The agreement is the fruit of considerable effort exerted in recent months. "The Sudanese government and the SPLA accepted the principle of a cease-fire in the strategic region [the Nuba Mountains] during November last year, but the SPLA accused Khartoum last month of violating that accord," explained Mansour Khaled, a former Sudanese foreign minister and current adviser to SPLA leader Garang.
Khaled concurred with the Sudanese ambassador that the agreement was a step in the right direction. "It is a good step, but it is limited. We are still waiting to find a comprehensive settlement and to address the causes of the problem which have not yet been addressed," he told the Weekly.
Khaled noted that international observers would be stationed in the country for the first time in the history of the conflict and said he hoped that the Sudanese government will cooperate with the international truce committee. "These days nobody can say no to Washington. And Khartoum is no exception. There was a great deal of arm-twisting going on and we are pleased by the results," he said.
For the Sudanese government, which is eager to export oil produced in southern Sudan, the Nuba Mountains region has particular importance because a major pipeline traverses it. The Sudanese government has been pinning its hopes for economic salvation on the much sought after foreign exchange that oil revenues bring in. Meanwhile, the SPLA has in the past threatened to disrupt oil production and destroy oil installations.
In the war-torn Nuba Mountains, considerable effort lies ahead for the government and relief agencies. There is great concern about mines and traps left behind by Sudanese government forces. Relief agencies have expressed concern about reaching the needy in the Nuba Mountains. Over 158,000 people have fled their homes because of recent fighting there.

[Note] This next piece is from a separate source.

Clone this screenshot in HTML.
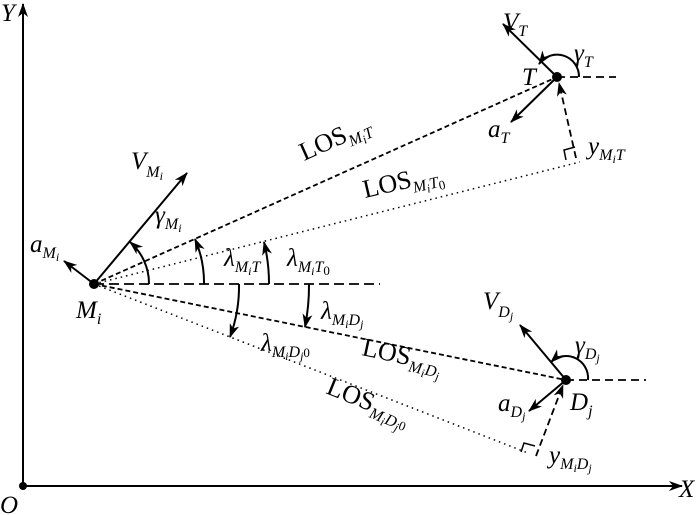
<!DOCTYPE html>
<html><head><meta charset="utf-8"><style>
html,body{margin:0;padding:0;background:#fff;}
svg{display:block;}
text{font-family:"Liberation Serif",serif;fill:#000;}
.i{font-style:italic;}
</style></head><body>
<svg width="700" height="515" viewBox="0 0 700 515" xmlns="http://www.w3.org/2000/svg">
<defs>
<marker id="ah" markerWidth="14" markerHeight="10" refX="13" refY="5" orient="auto" markerUnits="userSpaceOnUse">
<path d="M0,0 L14,5 L0,10 L4,5 Z" fill="#000"/></marker>
</defs>
<g stroke="#000" fill="none">
<line x1="23" y1="486" x2="23" y2="4" stroke-width="2" marker-end="url(#ah)"/>
<line x1="23" y1="486" x2="682" y2="486" stroke-width="2" marker-end="url(#ah)"/>
<line x1="94" y1="284" x2="557" y2="77" stroke-width="1.8" stroke-dasharray="5,3"/>
<line x1="94" y1="284" x2="580" y2="162" stroke-width="1.5" stroke-dasharray="1.5,4"/>
<line x1="94" y1="284" x2="380" y2="284" stroke-width="1.8" stroke-dasharray="10,5"/>
<line x1="94" y1="284" x2="566" y2="380" stroke-width="1.8" stroke-dasharray="5,3"/>
<line x1="94" y1="284" x2="528" y2="453" stroke-width="1.5" stroke-dasharray="1.5,4"/>
<line x1="557" y1="77" x2="616" y2="77" stroke-width="1.8" stroke-dasharray="8,5"/>
<line x1="566" y1="380" x2="646" y2="380" stroke-width="1.8" stroke-dasharray="8,5"/>
<line x1="576" y1="158" x2="559" y2="83" stroke-width="1.8" stroke-dasharray="7,4" marker-end="url(#ah)"/>
<path d="M566,160 L564,150 L575,147" stroke-width="1.5"/>
<line x1="536" y1="456" x2="563" y2="385" stroke-width="1.8" stroke-dasharray="7,4" marker-end="url(#ah)"/>
<path d="M521,452 L524,443 L535,446" stroke-width="1.5"/>
<line x1="94" y1="284" x2="187" y2="173" stroke-width="2" marker-end="url(#ah)"/>
<line x1="94" y1="284" x2="64" y2="261" stroke-width="2" marker-end="url(#ah)"/>
<line x1="557" y1="77" x2="503" y2="24" stroke-width="2" marker-end="url(#ah)"/>
<line x1="557" y1="77" x2="511" y2="122" stroke-width="2" marker-end="url(#ah)"/>
<line x1="566" y1="380" x2="520" y2="325" stroke-width="2" marker-end="url(#ah)"/>
<line x1="566" y1="380" x2="529" y2="411" stroke-width="2" marker-end="url(#ah)"/>
<path d="M149,284 A55,55 0 0 0 130,242" stroke-width="2" marker-end="url(#ah)"/>
<path d="M204,284 A110,110 0 0 0 195,239" stroke-width="2" marker-end="url(#ah)"/>
<path d="M269,284 A175,175 0 0 0 264,242" stroke-width="2" marker-end="url(#ah)"/>
<path d="M239,284 A145,145 0 0 1 230,337" stroke-width="2" marker-end="url(#ah)"/>
<path d="M309,284 A215,215 0 0 1 305,327" stroke-width="2" marker-end="url(#ah)"/>
<path d="M579,77 A22,22 0 0 0 539,64" stroke-width="2" marker-end="url(#ah)"/>
<path d="M588,380 A22,22 0 0 0 551,362" stroke-width="2" marker-end="url(#ah)"/>
</g>
<g fill="#000">
<circle cx="23" cy="486" r="4"/>
<circle cx="94" cy="284" r="5"/>
<circle cx="557" cy="77" r="5"/>
<circle cx="566" cy="380" r="5"/>
</g>
<text class="i" x="1" y="21" font-size="25">Y</text>
<text class="i" x="0" y="513" font-size="25">O</text>
<text class="i" x="679" y="497" font-size="25">X</text>
<text class="i" x="76" y="318" font-size="25">M<tspan font-size="16" dy="6">i</tspan></text>
<text class="i" x="131" y="169" font-size="25">V<tspan font-size="16" dy="8">M</tspan><tspan font-size="12" dy="3">i</tspan></text>
<text class="i" x="30" y="252" font-size="25">a<tspan font-size="16" dy="6">M</tspan><tspan font-size="12" dy="3">i</tspan></text>
<text class="i" x="155" y="223" font-size="25">γ<tspan font-size="16" dy="6">M</tspan><tspan font-size="12" dy="3">i</tspan></text>
<text class="i" x="224" y="266" font-size="25">λ<tspan font-size="16" dy="6">M</tspan><tspan font-size="12" dy="3">i</tspan><tspan font-size="16" dy="-3">T</tspan></text>
<text class="i" x="287" y="266" font-size="25">λ<tspan font-size="16" dy="6">M</tspan><tspan font-size="12" dy="3">i</tspan><tspan font-size="16" dy="-3">T</tspan><tspan font-size="13" dy="3" font-style="normal">0</tspan></text>
<text class="i" x="321" y="319" font-size="25">λ<tspan font-size="16" dy="6">M</tspan><tspan font-size="12" dy="3">i</tspan><tspan font-size="16" dy="-3">D</tspan><tspan font-size="12" dy="3">j</tspan></text>
<text class="i" x="261" y="351" font-size="25">λ<tspan font-size="16" dy="6">M</tspan><tspan font-size="12" dy="3">i</tspan><tspan font-size="16" dy="-3">D</tspan><tspan font-size="12" dy="3">j</tspan><tspan font-size="13" dy="-3" font-style="normal">0</tspan></text>
<text class="i" x="503" y="30" font-size="25">V<tspan font-size="16" dy="6">T</tspan></text>
<text class="i" x="574" y="61" font-size="25">γ<tspan font-size="16" dy="6">T</tspan></text>
<text class="i" x="522" y="85" font-size="25">T</text>
<text class="i" x="488" y="137" font-size="25">a<tspan font-size="16" dy="6">T</tspan></text>
<text class="i" x="588" y="154" font-size="25">y<tspan font-size="16" dy="6">M</tspan><tspan font-size="12" dy="3">i</tspan><tspan font-size="16" dy="-3">T</tspan></text>
<text class="i" x="483" y="309" font-size="25">V<tspan font-size="16" dy="8">D</tspan><tspan font-size="12" dy="3">j</tspan></text>
<text class="i" x="575" y="353" font-size="25">γ<tspan font-size="16" dy="6">D</tspan><tspan font-size="12" dy="3">j</tspan></text>
<text class="i" x="570" y="410" font-size="25">D<tspan font-size="16" dy="6">j</tspan></text>
<text class="i" x="498" y="411" font-size="25">a<tspan font-size="16" dy="6">D</tspan><tspan font-size="12" dy="3">j</tspan></text>
<text class="i" x="549" y="463" font-size="25">y<tspan font-size="16" dy="6">M</tspan><tspan font-size="12" dy="3">i</tspan><tspan font-size="16" dy="-3">D</tspan><tspan font-size="12" dy="3">j</tspan></text>
<text transform="translate(304,161) rotate(-24)" font-size="26">LOS<tspan class="i" font-size="16" dy="6">M</tspan><tspan class="i" font-size="12" dy="3">i</tspan><tspan class="i" font-size="16" dy="-3">T</tspan></text>
<text transform="translate(365,198) rotate(-13)" font-size="26">LOS<tspan class="i" font-size="16" dy="6">M</tspan><tspan class="i" font-size="12" dy="3">i</tspan><tspan class="i" font-size="16" dy="-3">T</tspan><tspan font-size="13" dy="3">0</tspan></text>
<text transform="translate(361,355) rotate(12)" font-size="26">LOS<tspan class="i" font-size="16" dy="6">M</tspan><tspan class="i" font-size="12" dy="3">i</tspan><tspan class="i" font-size="16" dy="-3">D</tspan><tspan class="i" font-size="12" dy="3">j</tspan></text>
<text transform="translate(325,393) rotate(22)" font-size="26">LOS<tspan class="i" font-size="16" dy="6">M</tspan><tspan class="i" font-size="12" dy="3">i</tspan><tspan class="i" font-size="16" dy="-3">D</tspan><tspan class="i" font-size="12" dy="3">j</tspan><tspan font-size="13" dy="-3">0</tspan></text>
</svg>
</body></html>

Khartoum has in the past protested that cease-fire monitors gave an unfair advantage to the SPLA. A US proposal to introduce international monitors to Sudan to guard against aerial bombardment of civilians throughout the country would hamper the Sudanese government's strategy of punitive strikes against villages sympathetic to the SPLA, or suspected of aiding and giving shelter SPLA forces. "The foreign monitors will restrain government forces and restrict the range of government troop operations, while giving the SPLA freedom to move because it is an irregular army," said Farouk Abu Eissa, head of the Cairo- based Arab Lawyers Union and a leading NDA figure. "A halt to bombing civilian targets is one of four proposals made by US special envoy to Sudan, John Danforth, as part of a US initiative towards ending Sudan's civil war. Danforth told the Sudanese authorities point blank that this was a test of their commitment to peace," said Abu Eissa.
Khartoum objects to claims of punitive strikes against civilians. "Contrary to US allegations, Sudanese government forces do not adopt a policy of deliberate bombardment of civilians," Ambassador Mohamed protested. The US has also charged that the Sudanese authorities either turn a blind eye to, or actually encourage, the abduction of southern and western Sudanese villagers and the institutionalisation of slavery.
Khartoum counters that humanitarian relief agencies -- many of which are charitable organisations with a Christian affiliation -- support the SPLA under the pretext of providing aid. The Americans argue that old habits die hard.